In our view, the nature of record, the area of commerce in which a commercial entity is involved and the presence of the conditions described above that must be found to characterize records as trade secrets would be the factors used to determine the extent to which disclosure would “cause substantial injury to the competitive position” of a commercial enterprise. Therefore, the proper assertion of §87(2)(d) would be dependent upon the facts and, again, the effect of disclosure upon the competitive position of the entity to which the records relate.
Of possible relevance to the analysis is a decision rendered by the Court of Appeals, which, for the first time, considered the phrase “substantial competitive injury” in Encore College Bookstores, Inc. v. Auxiliary Service Corporation of the State University of New York at Farmingdale, (639 NYS2d 990, 87 NY2d 410 ). In that decision, the Court reviewed the legislative history of the Freedom of Information Law as it pertains to §87(2)(d), and due to the analogous nature of equivalent exception in the federal Freedom of Information Act (5 U.S.C. §552), it relied in part upon federal judicial precedent.

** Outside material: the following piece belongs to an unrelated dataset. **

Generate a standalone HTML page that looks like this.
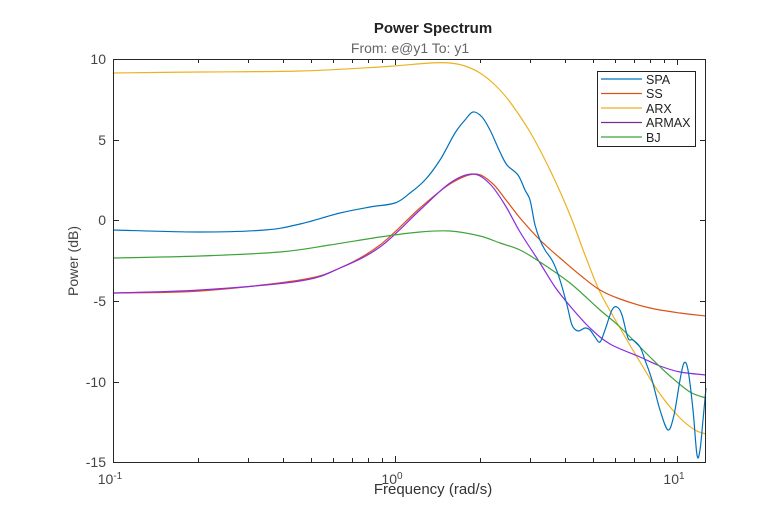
<!DOCTYPE html>
<html><head><style>body{margin:0;background:#fff}svg{display:block}text{font-family:"Liberation Sans",sans-serif}</style></head><body>
<svg id="s" width="780" height="520" viewBox="0 0 780 520" xmlns="http://www.w3.org/2000/svg">
<rect width="780" height="520" fill="#fff"/>
<text x="433" y="33" font-size="15" font-weight="bold" text-anchor="middle" fill="#222">Power Spectrum</text>
<text x="410" y="53" font-size="14" text-anchor="middle" fill="#666">From: e@y1  To: y1</text>
<g fill="none" stroke-width="1.2" id="curves">
<polyline stroke="#EDB120" points="113,73 200,72 300,71 380,67 430,63 450,63 465,66 480,73 495,85 510,102 530,132 550,170 570,215 585,255 600,292 620,328 640,362 660,394 680,418 695,430 706,434"/>
<polyline stroke="#D95319" points="113,293 200,291 300,280 340,268 380,245 420,208 450,184 475,174 492,183 506,200 520,218 540,240 560,258 580,275 600,290 620,299 650,308 680,313 706,316"/>
<polyline stroke="#8B2BE2" points="113,293 200,290 300,281 340,268 380,247 420,210 450,183 473,174 490,184 505,205 520,232 540,263 555,287 570,306 590,328 610,344 640,357 660,366 680,372 706,375"/>
<polyline stroke="#3FA33A" points="113,258 200,256 280,252 330,245 380,237 420,232 450,231 480,236 500,243 520,250 540,262 570,283 600,310 620,327 650,357 670,376 690,392 706,398"/>
<polyline stroke="#0072BD" points="113,230 200,232 265,230 300,224 340,213 370,207 395,203 410,193 425,180 440,160 455,133 465,120 473,112 482,117 490,130 500,152 507,165 518,175 525,190 530,200 535,225 540,240 545,250 553,262 560,280 567,305 572,325 578,331 585,328 590,330 595,337 600,342 605,330 612,310 617,307 622,315 628,338 633,340 640,347 645,360 652,380 660,410 668,430 674,415 680,380 684,363 688,370 693,410 697,455 700,450 703,420 706,388"/>
</g>
<g stroke="#262626" stroke-width="1" fill="none">
<rect x="113.5" y="59.5" width="592" height="403"/>
<path d="M113,140.5h6M113,220.5h6M113,301.5h6M113,382.5h6M706,140.5h-6M706,220.5h-6M706,301.5h-6M706,382.5h-6"/>
<path d="M395.5,462v-6M677.5,462v-6M395.5,59v6M677.5,59v6"/>
<path d="M198.5,462v-4M248.5,462v-4M283.5,462v-4M311.5,462v-4M333.5,462v-4M352.5,462v-4M368.5,462v-4M382.5,462v-4M480.5,462v-4M530.5,462v-4M565.5,462v-4M593.5,462v-4M615.5,462v-4M634.5,462v-4M650.5,462v-4M664.5,462v-4M198.5,59v4M248.5,59v4M283.5,59v4M311.5,59v4M333.5,59v4M352.5,59v4M368.5,59v4M382.5,59v4M480.5,59v4M530.5,59v4M565.5,59v4M593.5,59v4M615.5,59v4M634.5,59v4M650.5,59v4M664.5,59v4"/>
</g>
<g font-size="14" fill="#444" text-anchor="end">
<text x="106" y="64">10</text><text x="106" y="145">5</text><text x="106" y="225">0</text><text x="106" y="306">-5</text><text x="106" y="387">-10</text><text x="106" y="467">-15</text>
</g>
<g font-size="14" fill="#444" text-anchor="middle">
<text x="110" y="484">10<tspan font-size="10" dy="-5">-1</tspan></text>
<text x="392" y="484">10<tspan font-size="10" dy="-5">0</tspan></text>
<text x="674" y="484">10<tspan font-size="10" dy="-5">1</tspan></text>
<text x="433" y="494" font-size="15" fill="#333">Frequency  (rad/s)</text>
<text transform="translate(78,261) rotate(-90)" font-size="14" fill="#444">Power (dB)</text>
</g>
<rect x="597.5" y="71.5" width="98" height="75" fill="#fff" stroke="#222"/>
<g stroke-width="1.2">
<line x1="601" y1="79" x2="642" y2="79" stroke="#0072BD"/>
<line x1="601" y1="93.5" x2="642" y2="93.5" stroke="#D95319"/>
<line x1="601" y1="108" x2="642" y2="108" stroke="#EDB120"/>
<line x1="601" y1="122.5" x2="642" y2="122.5" stroke="#7E2F8E"/>
<line x1="601" y1="137" x2="642" y2="137" stroke="#3FA33A"/>
</g>
<g font-size="12.5" fill="#222">
<text x="646" y="84">SPA</text><text x="646" y="98">SS</text><text x="646" y="113">ARX</text><text x="646" y="127">ARMAX</text><text x="646" y="142">BJ</text>
</g>
</svg>
<script>
document.querySelectorAll('#curves polyline').forEach(function(pl){
 var p=pl.getAttribute('points').trim().split(/\s+/).map(function(s){return s.split(',').map(Number);});
 var d='M'+p[0][0]+','+p[0][1];
 for(var i=0;i<p.length-1;i++){
  var p0=p[i-1]||p[i],p1=p[i],p2=p[i+1],p3=p[i+2]||p2;
  var c1x=p1[0]+(p2[0]-p0[0])/6,c1y=p1[1]+(p2[1]-p0[1])/6;
  var c2x=p2[0]-(p3[0]-p1[0])/6,c2y=p2[1]-(p3[1]-p1[1])/6;
  d+=' C'+c1x.toFixed(1)+','+c1y.toFixed(1)+' '+c2x.toFixed(1)+','+c2y.toFixed(1)+' '+p2[0]+','+p2[1];
 }
 var path=document.createElementNS('http://www.w3.org/2000/svg','path');
 path.setAttribute('d',d);path.setAttribute('stroke',pl.getAttribute('stroke'));
 pl.parentNode.replaceChild(path,pl);
});
</script>
</body></html>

In its discussion of the issue, the Court stated that:
“FOIL fails to define substantial competitive injury. Nor has this Court previously interpreted the statutory phrase. FOIA, however, contains a similar exemption for ‘commercial or financial information obtained from a person and privileged or confidential’ (see, 5 USC § 552[b]). Commercial information, moreover, is ‘confidential’ if it would impair the government’s ability to obtain necessary information in the future or cause ‘substantial harm to the competitive position’ of the person from whom the information was obtained…”
“As established in Worthington Compressors v Costle (662 F2d 45, 51 [DC Cir]), whether ‘substantial competitive harm’ exists for purposes of FOIA’s exemption for commercial information turns on the commercial value of the requested information to competitors and the cost of acquiring it through other means. Because the submitting business can suffer competitive harm only if the desired material has commercial value to its competitors, courts must consider how valuable the information will be to the competing business, as well as the resultant damage to the submitting enterprise...” (Id., 419-420).
Lastly, it is reiterated that the courts, and particularly the Court of Appeals, have clearly confirmed that in order to meet the burden of proof in denying access to records, agencies must provide “persuasive evidence” that disclosure would cause the harm envisioned by an exception to rights of access. With specific respect to §87(2)(d). It was determined that a “speculative conclusion that disclosure might potentially cause harm” (Markowitz v. Serio, 11 NY3d 43, 51, 862 NYS2d 833 ) is insufficient to meet the burden of proof.
In an effort to encourage ITS to reconsider its determination, a copy of this opinion will be sent to its FOIL Appeals Officer.
I hope that I have been of assistance.